The last news-ed page of the section has two articles. One is about how creative ad agencies are having to shake up their old-school models. Example: the huge DDB Worldwide agency (Doyle Dane Bernbach) is reinventing itself to create more and better content faster and cheaper. What? That can’t be done, but they are trying to do it. That’s the pressure all companies are facing. DDB has created a “flex” approach or model to break down barriers between departments, collaborate with outside partners more effectively, and embed their clients earlier in the creative process. No more six-month creative planning; create a new campaign overnight.
The last article focuses on what the media call “The creative.” The author says too often these days everyone gets caught up in the data, the medium and the demographics and forgets about what we should be producing—stories about our products and how the consumer will benefit. She suggests that agencies tell the whole story using multiple media and methods. For instance, a fundamental story of Macy’s is its Thanksgiving Day Parade. But she doubts that it would be approved if it was proposed today. “Anywhere the brand shows up,” she says, “is an opportunity to tell the story.”
There are some terrific graphics, too, which the Wall Street Journal does so well. One asks: “Is digital advertising missing the mark?” The general answer is “Yes. People don’t want to be interrupted, and they think that most ads don’t apply to them. Another graphic shows that the number of people using AdBlock Plus is increasing dramatically. “The many faces of media consumers,” gives mini-profiles of six people, including one who reads two dailies and four community newspapers. Bless him.
Oh yes, because the section is about advertising, who advertised in it? In the eight broadsheet pages, there was one quarter-page ad (for “Simulmedia”); and three full-page ads: for “neustar” (Smart solutions for the connected world); for ”CMONewsletter” (a new Wall Street Journal product); and for “hulu” (come TV with us).
I am a bit disappointed (but not surprised) that the special section did not give more space to more traditional media. But that doesn’t mean we can’t learn and act from what is included.

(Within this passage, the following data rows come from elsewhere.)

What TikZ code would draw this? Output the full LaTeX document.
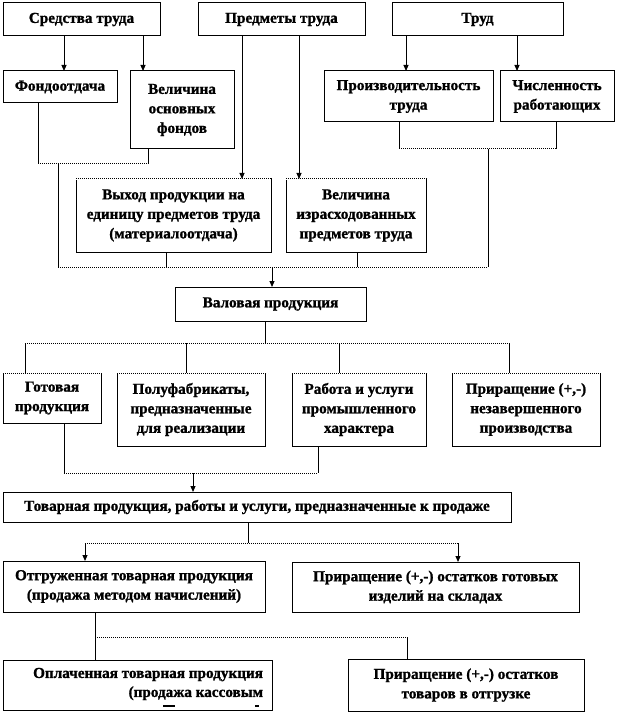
\documentclass[tikz,border=0pt]{standalone}
\usepackage{fontspec}
\setmainfont{Liberation Serif}[BoldFeatures={FakeBold=1.2}]
\usetikzlibrary{arrows.meta}
\tikzset{
  box/.style={draw, line width=1pt, inner sep=0pt, outer sep=0pt, align=center,
    font=\bfseries\fontsize{15.2}{19.5}\selectfont},
  txt/.style={inner sep=0pt, outer sep=0pt, font=\bfseries\fontsize{15.2}{19}\selectfont},
  conn/.style={line width=1pt},
  dotl/.style={line width=1pt, dash pattern=on 1pt off 1pt},
  arr/.style={line width=1pt, -{Triangle[length=6pt,width=5pt]}},
}
\newcommand\mybox[6]{\node[box, minimum width={(#4)-(#2)}, minimum height={(#5)-(#3)}]
  (#1) at ({((#2)+(#4))/2},{((#3)+(#5))/2}) {#6};}
\newcommand\dottop[1]{\draw[white, line width=1.2pt] (#1.north west) -- (#1.north east);
  \draw[dotl] (#1.north west) -- (#1.north east);}
\begin{document}
\begin{tikzpicture}[x=1pt,y=-1pt]
\useasboundingbox[fill=white] (0,0) rectangle (618,714);
% boxes
\mybox{A}{3}{3}{160}{36}{Средства труда}
\mybox{B}{198}{3}{365}{36}{Предметы труда}
\mybox{C}{392}{3}{563}{36}{Труд}
\mybox{D}{3}{71}{117}{103}{Фондоотдача}
\mybox{E}{130}{71}{234}{149}{Величина\\основных\\фондов}
\mybox{F}{324}{71}{493}{122}{Производительность\\труда}
\mybox{G}{500}{71}{614}{122}{Численность\\работающих}
\mybox{H}{76}{179}{271}{252}{Выход продукции на\\единицу предметов труда\\(материалоотдача)}
\mybox{I}{286}{179}{426}{252}{Величина\\израсходованных\\предметов труда}
\mybox{J}{175}{287}{366}{321}{Валовая продукция}
\mybox{K}{3}{373}{101}{423}{Готовая\\продукция}
\mybox{L}{117}{373}{265}{446}{Полуфабрикаты,\\предназначенные\\для реализации}
\mybox{M}{292}{373}{426}{446}{Работа и услуги\\промышленного\\характера}
\mybox{N}{452}{373}{600}{446}{Приращение (+,-)\\незавершенного\\производства}
\mybox{O}{3}{492}{511}{522}{Товарная продукция, работы и услуги, предназначенные к продаже}
\mybox{P}{3}{561}{265}{612}{Отгруженная товарная продукция\\(продажа методом начислений)}
\mybox{Q}{292}{562}{579}{612}{Приращение (+,-) остатков готовых\\изделий на складах}
\mybox{R}{3}{660}{272}{710}{}
\mybox{S}{348}{659}{584}{711}{Приращение (+,-) остатков\\товаров в отгрузке}
\node[txt, align=right, anchor=east] (Rt) at (263,684) {Оплаченная товарная продукция\\(продажа кассовым};
\draw[line width=1.5pt] (163,706) -- (175,706);
\draw[line width=1.5pt] (255,706) -- (259,706);
\dottop{H}\dottop{I}\dottop{K}\dottop{L}\dottop{M}\dottop{N}
% junction coordinates
\coordinate (jD) at (38,164);
\coordinate (jE) at (148,164);
\coordinate (jDE) at (58,164);
\coordinate (jF) at (399,149);
\coordinate (jG) at (556,149);
\coordinate (jFG) at (488,149);
\coordinate (jL1) at (58,267);
\coordinate (jH) at (166,267);
\coordinate (jI) at (357,267);
\coordinate (jR1) at (488,267);
\coordinate (jJin) at (272,267);
\coordinate (jJ) at (265,343);
\coordinate (jK) at (25,343);
\coordinate (jN) at (509,343);
\coordinate (jKb) at (64,473);
\coordinate (jMb) at (318,473);
\coordinate (jO) at (193,473);
\coordinate (jOb) at (248,543);
\coordinate (jP) at (85,543);
\coordinate (jQ) at (458,543);
\coordinate (jPb) at (95,637);
\coordinate (jS) at (407,637);
% top arrows
\draw[arr] (A.south -| 64,0) -- (D.north -| 64,0);
\draw[arr] (A.south -| 143,0) -- (E.north -| 143,0);
\draw[arr] (B.south -| 242,0) -- (H.north -| 242,0);
\draw[arr] (B.south -| 299,0) -- (I.north -| 299,0);
\draw[arr] (C.south -| 406,0) -- (F.north -| 406,0);
\draw[arr] (C.south -| 517,0) -- (G.north -| 517,0);
% bracket D-E
\draw[conn] (D.south -| jD) -- (jD);
\draw[conn] (E.south -| jE) -- (jE);
\draw[dotl] (jD) -- (jE);
\draw[conn] (jDE) -- (jL1);
% bracket F-G
\draw[conn] (F.south -| jF) -- (jF);
\draw[conn] (G.south -| jG) -- (jG);
\draw[dotl] (jF) -- (jG);
\draw[conn] (jFG) -- (jR1);
% collector to J
\draw[conn] (H.south -| jH) -- (jH);
\draw[conn] (I.south -| jI) -- (jI);
\draw[dotl] (jL1) -- (jR1);
\draw[arr] (jJin) -- (J.north -| jJin);
% J to level 4
\draw[conn] (J.south -| jJ) -- (jJ);
\draw[dotl] (jK) -- (jN);
\draw[conn] (jK) -- (K.north -| jK);
\draw[conn] (jJ -| 186,0) -- (L.north -| 186,0);
\draw[conn] (jJ -| 339,0) -- (M.north -| 339,0);
\draw[conn] (jN) -- (N.north -| jN);
% K,M to O
\draw[conn] (K.south -| jKb) -- (jKb);
\draw[conn] (M.south -| jMb) -- (jMb);
\draw[dotl] (jKb) -- (jMb);
\draw[arr] (jO) -- (O.north -| jO);
% O to P,Q
\draw[conn] (O.south -| jOb) -- (jOb);
\draw[dotl] (jP) -- (jQ);
\draw[arr] (jP) -- (P.north -| jP);
\draw[arr] (jQ) -- (Q.north -| jQ);
% P to R,S
\draw[conn] (P.south -| jPb) -- (R.north -| jPb);
\draw[dotl] (jPb) -- (jS);
\draw[conn] (jS) -- (S.north -| jS);
\end{tikzpicture}
\end{document}
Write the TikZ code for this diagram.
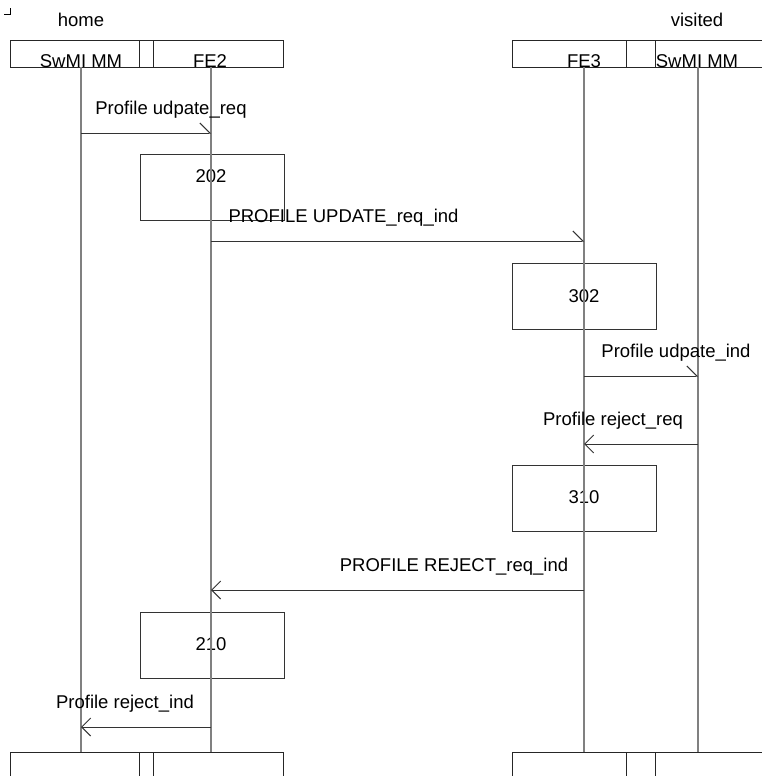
\documentclass[tikz,border=0pt]{standalone}
\usepackage{fontspec}
\setmainfont{Liberation Sans}
\usetikzlibrary{arrows.meta}
\begin{document}
\begin{tikzpicture}[x=1pt,y=1pt,
  txt/.style={font=\fontsize{18.5}{22}\selectfont, inner sep=0pt, anchor=base},
  hdr/.style={draw=black!85, line width=1pt, inner sep=0pt, anchor=north west, minimum height=27pt},
  foot/.style={draw=black!85, line width=1pt, inner sep=0pt, anchor=north west, minimum height=40pt},
  life/.style={draw=black!50, line width=1.3pt},
  msgr/.style={draw=black!80, line width=1pt, -{Straight Barb[left,length=10pt,width=20pt]}},
  msgl/.style={draw=black!80, line width=1pt, -{Straight Barb[length=9pt,width=18pt]}},
  actbox/.style={draw=black!80, line width=1pt, minimum width=144pt, minimum height=66pt, inner sep=0pt, anchor=north west},
]
\useasboundingbox (0,0) rectangle (762,-776);
\clip (0,0) rectangle (762,-776);

% corner mark
\draw[line width=0.8pt] (4,-14) -- (10,-14) -- (10,-8);

% group labels
\node[txt] (home) at (81,-27) {home};
\node[txt] (visited) at (697,-27) {visited};

% header boxes
\node[hdr, minimum width=129pt] (hA) at (10,-40) {};
\node[hdr, minimum width=14pt] (hAB) at (139,-40) {};
\node[hdr, minimum width=130pt] (hB) at (153,-40) {};
\node[hdr, minimum width=114pt] (hC) at (512,-40) {};
\node[hdr, minimum width=29pt] (hCD) at (626,-40) {};
\node[hdr, minimum width=130pt] (hD) at (655,-40) {};

\node[txt] (tA) at (81,-67.5) {SwMI MM};
\node[txt] (tB) at (210,-67.5) {FE2};
\node[txt] (tC) at (584,-67.5) {FE3};
\node[txt] (tD) at (697,-67.5) {SwMI MM};

% footer boxes
\node[foot, minimum width=129pt] (fA) at (10,-752) {};
\node[foot, minimum width=14pt] (fAB) at (139,-752) {};
\node[foot, minimum width=130pt] (fB) at (153,-752) {};
\node[foot, minimum width=114pt] (fC) at (512,-752) {};
\node[foot, minimum width=29pt] (fCD) at (626,-752) {};
\node[foot, minimum width=130pt] (fD) at (655,-752) {};

% lifeline end points
\coordinate (a0) at (81,-67);  \coordinate (a1) at (81,-752);
\coordinate (b0) at (211,-67); \coordinate (b1) at (211,-752);
\coordinate (c0) at (584,-67); \coordinate (c1) at (584,-752);
\coordinate (d0) at (698,-67); \coordinate (d1) at (698,-752);

% action boxes
\node[actbox] (x202) at (140,-154) {};
\node[actbox] (x302) at (512,-263) {};
\node[actbox] (x310) at (512,-465) {};
\node[actbox] (x210) at (140,-612) {};
\node[txt] (n202) at (211,-182) {202};
\node[txt] (n302) at (584,-302) {302};
\node[txt] (n310) at (584,-503) {310};
\node[txt] (n210) at (211,-650) {210};

% lifelines
\draw[life] (a0) -- (a1);
\draw[life] (b0) -- (b1);
\draw[life] (c0) -- (c1);
\draw[life] (d0) -- (d1);

% message points
\coordinate (m1s) at (81,-133);  \coordinate (m1e) at (211,-133);
\coordinate (m2s) at (211,-241); \coordinate (m2e) at (584,-241);
\coordinate (m3s) at (584,-376); \coordinate (m3e) at (698,-376);
\coordinate (m4s) at (698,-444); \coordinate (m4e) at (584,-444);
\coordinate (m5s) at (584,-590); \coordinate (m5e) at (211,-590);
\coordinate (m6s) at (211,-727); \coordinate (m6e) at (81,-727);

\draw[msgr] (m1s) -- (m1e);
\draw[msgr] (m2s) -- (m2e);
\draw[msgr] (m3s) -- (m3e);
\draw[msgl] (m4s) -- (m4e);
\draw[msgl] (m5s) -- (m5e);
\draw[msgl] (m6s) -- (m6e);

\node[txt] (l1) at (171,-114) {Profile udpate\_req};
\node[txt] (l2) at (343.5,-222) {PROFILE UPDATE\_req\_ind};
\node[txt] (l3) at (676,-357) {Profile udpate\_ind};
\node[txt] (l4) at (613,-425) {Profile reject\_req};
\node[txt] (l5) at (454,-571) {PROFILE REJECT\_req\_ind};
\node[txt] (l6) at (125,-708) {Profile reject\_ind};
\end{tikzpicture}
\end{document}
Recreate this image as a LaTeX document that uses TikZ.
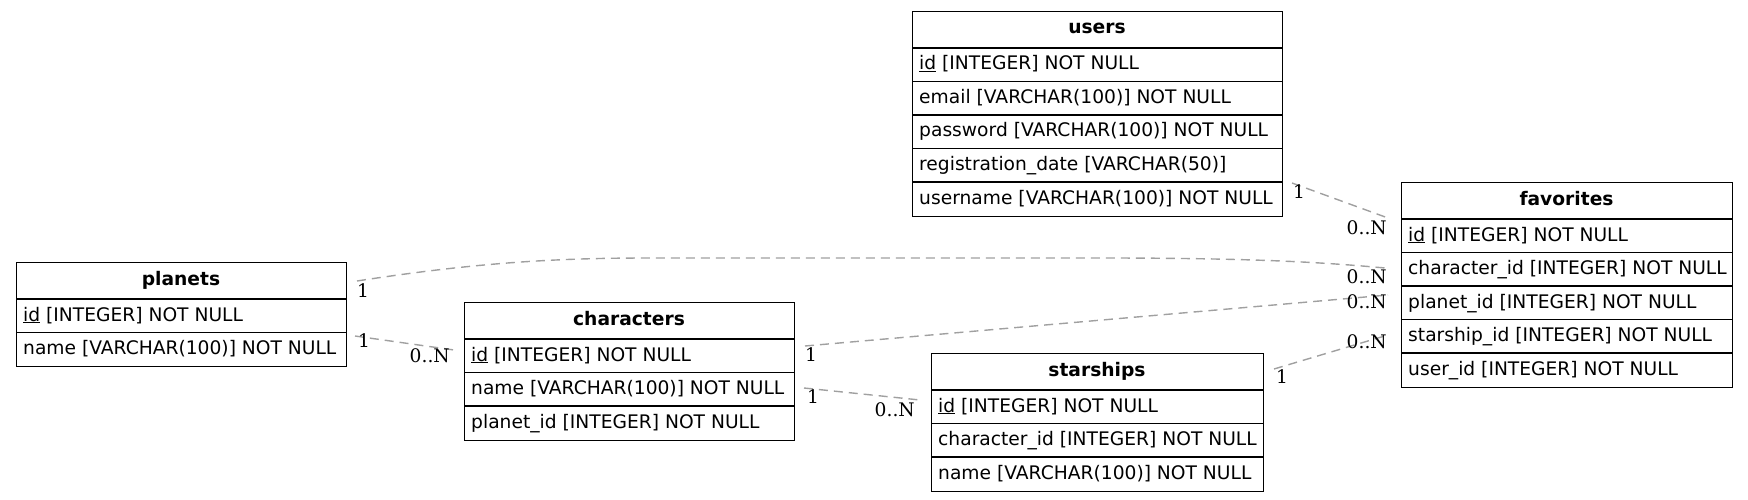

So what does all this mean for community newspapers? 1. Seek out and use market research data. It’s out there; you have to look for it. 2. Read widely, subscribe, attend conventions, network, be aware. 3. Keep up with social media and use them to your best advantage. Educate yourself. 4. Be aware of changes and demands of ad agencies you work with. Ask questions. 5. Pay closer attention to the content of all your ads. Make it relevant to daily lives. Tell benefits. Make people look forward to your ads as much as the news-editorial content. 6. Be prepared to reinvent yourself and restructure to stay relevant. 7. Consider reinventing your ad department. Become “Marketing Consultants” instead of “Ad Space Salesmen.” (Or, as I used to tell my lecture audiences, “Don’t have the title ‘Ad Picker-Upper.’”) Suggest buying a trade show space at the county fair, not just buying an ad in your county fair section. 8. BE ALERT! (We need more lerts.) © Dennis Schick 2016
Dennis Schick retired in 2004 after 25 years as executive director of the Arkansas Press Association. He is still an active journalist, writer and newspaper reader and observer. He lives in North Little Rock, AR.